Ларри постоял в темноте, сжимая и разжимая веснушчатые кулаки, потом повернулся, медленно и тяжело ступая, прошел по комнате, сел в кресло рядом с кроватью и зажег торшер.
– Погибели моей хочешь, – добродушно сказал он. – Не жалеешь друга. Черт с тобой, рассказывай.
– Идея простая, – сказал Муса. – Я могу договориться, чтобы Завод принял у нас нашу долю в СНК. В обмен на долги.
– Да ты что? – искренне изумился Ларри. – Слушай, это же потрясающая мысль! Погоди! У нас двадцать шесть процентов, блокирующий пакет. По номиналу это... двадцать шесть миллионов. Ну да. А долг – почти шестьдесят!
– В том-то и дело! – радостно улыбнулся Муса. – Я долго думал. Мы им предлагаем весь блокирующий пакет целиком. Право на блокировку решений, ей-богу, стоит шестьдесят миллионов. Против такой сделки ни одна собака возражать не будет.
– Но при этом мы теряем свою долю в СНК, – напомнил Ларри. – И контроль над Заводом. Все, что задумывали, полетит к черту...
– А если станции за гроши продавать, то не полетит? Жить на что будем?
– Не на что будет жить, – честно признался Ларри. – Но Платон на это не пойдет. И знаешь что...
– Что?
– Мне это тоже не нравится.
Муса не сдавался. Завернувшись в простыню, он летал, забыв про хромоту, по больничному номеру и вываливал на Ларри один аргумент за другим. Ларри поворачивался, поскрипывая креслом, и сквозь полузакрытые веки следил за хаотичными передвижениями Мусы. Наконец он поднял руки.
– Ладно, уговорил. Но ты ведь понимаешь, это надо с Платоном согласовывать. Я ему попозже позвоню. Что будем делать, если он не согласится? Муса перестал бегать по комнате и сел на кровать.
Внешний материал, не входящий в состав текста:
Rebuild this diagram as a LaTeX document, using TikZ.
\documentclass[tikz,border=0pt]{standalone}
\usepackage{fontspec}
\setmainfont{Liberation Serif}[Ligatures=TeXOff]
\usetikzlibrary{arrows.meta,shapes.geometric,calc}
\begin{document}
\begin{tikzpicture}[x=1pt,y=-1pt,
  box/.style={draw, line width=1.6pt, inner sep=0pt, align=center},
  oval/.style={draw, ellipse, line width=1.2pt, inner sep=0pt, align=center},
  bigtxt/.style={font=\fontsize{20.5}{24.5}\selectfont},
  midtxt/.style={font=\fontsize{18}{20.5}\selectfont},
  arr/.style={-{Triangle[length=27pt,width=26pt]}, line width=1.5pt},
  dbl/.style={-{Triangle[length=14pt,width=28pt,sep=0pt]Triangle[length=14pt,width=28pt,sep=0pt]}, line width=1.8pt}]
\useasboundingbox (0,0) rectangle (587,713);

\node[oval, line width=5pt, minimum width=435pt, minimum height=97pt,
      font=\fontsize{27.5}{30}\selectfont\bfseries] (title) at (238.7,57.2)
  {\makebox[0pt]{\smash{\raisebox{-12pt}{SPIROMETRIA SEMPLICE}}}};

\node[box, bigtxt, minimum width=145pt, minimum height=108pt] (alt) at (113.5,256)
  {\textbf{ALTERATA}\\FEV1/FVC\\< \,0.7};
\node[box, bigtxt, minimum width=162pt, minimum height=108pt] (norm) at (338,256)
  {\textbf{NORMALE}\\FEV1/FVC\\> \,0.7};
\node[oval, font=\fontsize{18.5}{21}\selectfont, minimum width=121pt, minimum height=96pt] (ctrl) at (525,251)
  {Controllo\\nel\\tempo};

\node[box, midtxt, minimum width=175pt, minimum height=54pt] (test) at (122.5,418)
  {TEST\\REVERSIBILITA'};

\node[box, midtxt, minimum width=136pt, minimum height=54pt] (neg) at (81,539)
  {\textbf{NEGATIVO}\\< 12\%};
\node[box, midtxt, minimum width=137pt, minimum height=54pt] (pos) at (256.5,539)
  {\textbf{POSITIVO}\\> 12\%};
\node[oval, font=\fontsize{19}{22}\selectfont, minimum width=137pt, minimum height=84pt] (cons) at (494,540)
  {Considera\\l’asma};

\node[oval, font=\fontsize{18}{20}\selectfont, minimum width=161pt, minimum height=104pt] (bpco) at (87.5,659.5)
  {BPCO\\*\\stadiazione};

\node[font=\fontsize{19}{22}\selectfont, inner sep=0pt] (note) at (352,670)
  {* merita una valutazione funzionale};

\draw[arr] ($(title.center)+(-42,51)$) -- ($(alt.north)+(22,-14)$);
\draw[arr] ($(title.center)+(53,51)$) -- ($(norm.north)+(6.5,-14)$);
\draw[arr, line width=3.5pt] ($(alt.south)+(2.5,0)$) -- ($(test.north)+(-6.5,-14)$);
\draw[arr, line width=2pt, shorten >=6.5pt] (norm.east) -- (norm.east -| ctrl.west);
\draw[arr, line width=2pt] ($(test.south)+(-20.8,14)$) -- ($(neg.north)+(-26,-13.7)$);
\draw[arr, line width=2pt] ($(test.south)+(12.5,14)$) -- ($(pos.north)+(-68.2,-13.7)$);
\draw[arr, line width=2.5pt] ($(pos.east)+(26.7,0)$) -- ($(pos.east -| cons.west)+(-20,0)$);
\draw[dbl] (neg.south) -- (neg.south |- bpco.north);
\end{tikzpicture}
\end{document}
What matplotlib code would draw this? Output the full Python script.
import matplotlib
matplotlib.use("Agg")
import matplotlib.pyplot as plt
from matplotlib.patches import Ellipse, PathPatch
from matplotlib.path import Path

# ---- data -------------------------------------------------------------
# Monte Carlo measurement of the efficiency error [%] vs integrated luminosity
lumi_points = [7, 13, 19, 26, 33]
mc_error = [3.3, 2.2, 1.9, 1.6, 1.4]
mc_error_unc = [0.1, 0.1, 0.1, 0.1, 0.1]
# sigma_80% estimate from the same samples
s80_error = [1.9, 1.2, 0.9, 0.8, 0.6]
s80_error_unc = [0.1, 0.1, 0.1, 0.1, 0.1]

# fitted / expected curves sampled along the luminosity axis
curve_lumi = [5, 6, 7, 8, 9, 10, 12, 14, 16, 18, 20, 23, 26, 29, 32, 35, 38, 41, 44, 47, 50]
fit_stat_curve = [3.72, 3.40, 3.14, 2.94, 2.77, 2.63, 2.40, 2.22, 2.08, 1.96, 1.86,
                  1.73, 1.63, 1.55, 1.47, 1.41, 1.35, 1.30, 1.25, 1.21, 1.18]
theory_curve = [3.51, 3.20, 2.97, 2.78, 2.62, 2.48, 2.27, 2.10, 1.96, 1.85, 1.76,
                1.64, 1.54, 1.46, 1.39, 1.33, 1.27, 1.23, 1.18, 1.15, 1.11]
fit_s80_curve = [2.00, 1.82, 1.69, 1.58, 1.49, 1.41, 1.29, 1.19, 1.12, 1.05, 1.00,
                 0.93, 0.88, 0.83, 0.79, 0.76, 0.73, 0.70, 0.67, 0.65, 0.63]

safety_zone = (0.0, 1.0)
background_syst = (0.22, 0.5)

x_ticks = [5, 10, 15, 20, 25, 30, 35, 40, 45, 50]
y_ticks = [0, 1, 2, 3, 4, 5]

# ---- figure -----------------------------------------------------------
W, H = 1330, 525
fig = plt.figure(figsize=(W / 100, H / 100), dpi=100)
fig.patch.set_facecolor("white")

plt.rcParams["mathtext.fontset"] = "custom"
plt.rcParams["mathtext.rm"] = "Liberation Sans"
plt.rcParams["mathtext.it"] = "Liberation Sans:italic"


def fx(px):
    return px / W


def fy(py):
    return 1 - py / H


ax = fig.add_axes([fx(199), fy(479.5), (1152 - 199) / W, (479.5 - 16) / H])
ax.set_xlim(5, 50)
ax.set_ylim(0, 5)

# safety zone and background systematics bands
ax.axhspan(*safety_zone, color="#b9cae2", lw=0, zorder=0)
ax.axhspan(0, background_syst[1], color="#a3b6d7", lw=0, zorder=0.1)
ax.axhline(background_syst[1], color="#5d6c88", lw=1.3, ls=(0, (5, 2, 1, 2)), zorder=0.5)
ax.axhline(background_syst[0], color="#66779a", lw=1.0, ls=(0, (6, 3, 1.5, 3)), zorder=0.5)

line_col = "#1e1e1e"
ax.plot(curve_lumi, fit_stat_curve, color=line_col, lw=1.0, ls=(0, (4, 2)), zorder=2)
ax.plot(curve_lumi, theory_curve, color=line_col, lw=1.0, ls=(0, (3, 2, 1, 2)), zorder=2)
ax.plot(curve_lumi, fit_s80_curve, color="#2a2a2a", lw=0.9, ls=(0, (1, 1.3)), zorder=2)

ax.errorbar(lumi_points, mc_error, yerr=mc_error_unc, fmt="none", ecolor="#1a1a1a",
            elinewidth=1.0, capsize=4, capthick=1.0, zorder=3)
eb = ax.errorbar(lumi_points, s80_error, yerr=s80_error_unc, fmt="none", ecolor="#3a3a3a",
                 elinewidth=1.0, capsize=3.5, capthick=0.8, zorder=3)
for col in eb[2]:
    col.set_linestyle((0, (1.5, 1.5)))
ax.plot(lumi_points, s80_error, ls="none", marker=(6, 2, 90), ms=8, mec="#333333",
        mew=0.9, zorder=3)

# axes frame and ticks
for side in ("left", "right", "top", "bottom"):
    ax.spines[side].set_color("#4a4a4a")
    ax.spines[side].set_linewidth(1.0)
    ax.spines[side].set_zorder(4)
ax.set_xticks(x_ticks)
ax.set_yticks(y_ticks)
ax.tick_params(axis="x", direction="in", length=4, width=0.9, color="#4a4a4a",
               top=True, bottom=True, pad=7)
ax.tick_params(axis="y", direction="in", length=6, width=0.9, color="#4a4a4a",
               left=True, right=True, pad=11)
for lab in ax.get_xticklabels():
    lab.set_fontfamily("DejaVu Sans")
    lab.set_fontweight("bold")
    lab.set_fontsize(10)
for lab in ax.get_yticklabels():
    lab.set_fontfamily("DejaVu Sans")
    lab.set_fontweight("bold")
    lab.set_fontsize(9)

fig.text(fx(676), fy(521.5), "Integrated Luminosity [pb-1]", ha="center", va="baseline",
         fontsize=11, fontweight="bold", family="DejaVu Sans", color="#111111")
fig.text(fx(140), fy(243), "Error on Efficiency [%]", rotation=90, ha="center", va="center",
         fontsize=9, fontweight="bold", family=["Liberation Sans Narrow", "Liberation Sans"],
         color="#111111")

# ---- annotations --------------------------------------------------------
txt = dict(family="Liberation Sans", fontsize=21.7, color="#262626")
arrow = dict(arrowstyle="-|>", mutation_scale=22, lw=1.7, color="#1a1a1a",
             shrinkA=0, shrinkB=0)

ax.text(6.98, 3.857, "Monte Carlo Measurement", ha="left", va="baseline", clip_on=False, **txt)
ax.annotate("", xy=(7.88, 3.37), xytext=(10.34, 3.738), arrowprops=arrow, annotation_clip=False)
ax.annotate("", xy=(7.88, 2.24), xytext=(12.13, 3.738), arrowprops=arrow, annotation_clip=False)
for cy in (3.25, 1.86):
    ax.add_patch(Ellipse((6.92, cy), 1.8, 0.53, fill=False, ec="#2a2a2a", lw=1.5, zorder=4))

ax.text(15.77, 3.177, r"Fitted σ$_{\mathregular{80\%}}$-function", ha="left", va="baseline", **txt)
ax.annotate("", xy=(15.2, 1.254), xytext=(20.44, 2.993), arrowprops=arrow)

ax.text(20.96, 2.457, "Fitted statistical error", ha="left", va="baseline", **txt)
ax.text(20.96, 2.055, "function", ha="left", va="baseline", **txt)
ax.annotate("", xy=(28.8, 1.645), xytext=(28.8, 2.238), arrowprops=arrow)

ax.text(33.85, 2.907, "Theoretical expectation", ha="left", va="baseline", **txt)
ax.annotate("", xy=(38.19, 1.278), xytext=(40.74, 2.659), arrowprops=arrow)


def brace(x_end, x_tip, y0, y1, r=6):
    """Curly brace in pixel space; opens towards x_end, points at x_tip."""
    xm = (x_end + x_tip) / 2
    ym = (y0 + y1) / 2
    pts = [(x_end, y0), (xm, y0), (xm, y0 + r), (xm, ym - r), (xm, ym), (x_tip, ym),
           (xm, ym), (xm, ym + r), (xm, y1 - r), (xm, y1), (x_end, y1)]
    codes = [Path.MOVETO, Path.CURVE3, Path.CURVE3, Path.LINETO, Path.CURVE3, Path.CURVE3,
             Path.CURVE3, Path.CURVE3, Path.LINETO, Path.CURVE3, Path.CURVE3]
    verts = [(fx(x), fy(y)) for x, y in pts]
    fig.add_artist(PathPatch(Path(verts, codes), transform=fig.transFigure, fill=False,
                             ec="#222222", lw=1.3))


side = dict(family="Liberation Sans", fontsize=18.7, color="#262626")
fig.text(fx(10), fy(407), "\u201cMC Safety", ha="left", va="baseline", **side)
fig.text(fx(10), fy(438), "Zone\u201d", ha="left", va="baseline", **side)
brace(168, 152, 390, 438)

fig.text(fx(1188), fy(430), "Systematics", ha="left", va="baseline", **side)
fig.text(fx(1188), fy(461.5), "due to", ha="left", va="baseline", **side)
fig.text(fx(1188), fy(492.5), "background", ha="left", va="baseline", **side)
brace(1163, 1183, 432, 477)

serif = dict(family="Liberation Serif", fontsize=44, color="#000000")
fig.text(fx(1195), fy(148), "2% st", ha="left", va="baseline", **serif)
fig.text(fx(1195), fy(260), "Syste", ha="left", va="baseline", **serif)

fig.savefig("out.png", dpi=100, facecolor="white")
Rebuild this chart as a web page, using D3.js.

– Объясни ему. Передай все, что я сказал. Он должен понять – другого выхода нет.
– А ты сам не хочешь ему объяснить? Муса поскучнел.
– Это будет неправильно. Он же знает, что я в больнице. Что я не владею ситуацией ...
– Ну почему же? – На лице Ларри появилась и тут же исчезла нехорошая ухмылка. – Ты так здорово мне все растолковал. Будто и не выходил из офиса. Очень убедительно получилось. На Платона должно подействовать. Я бы сказал, что ты полностью в материале.
Муса озадаченно посмотрел на Ларри, помолчал, но потом нашелся:
– Я в общих чертах... А ты знаешь все детали... Я что – неправильно говорю?
– Правильно, – сказал Ларри. – Ты все правильно говоришь. – Заметив, что в глазах Мусы начинает расти тревога, он поспешил переменить тему: – А кто с Заводом будет договариваться?
– Это я могу взять на себя, – оживился Муса. – Позвоню директору...
– Вот прямо так?
– А что? У нас нормальные отношения. Сегодня же позвоню. Хочешь – прямо сейчас?
– Погоди. Сначала с Платоном... Послушай, а ведь Платон после этого уже не останется генеральным в СНК, так или нет?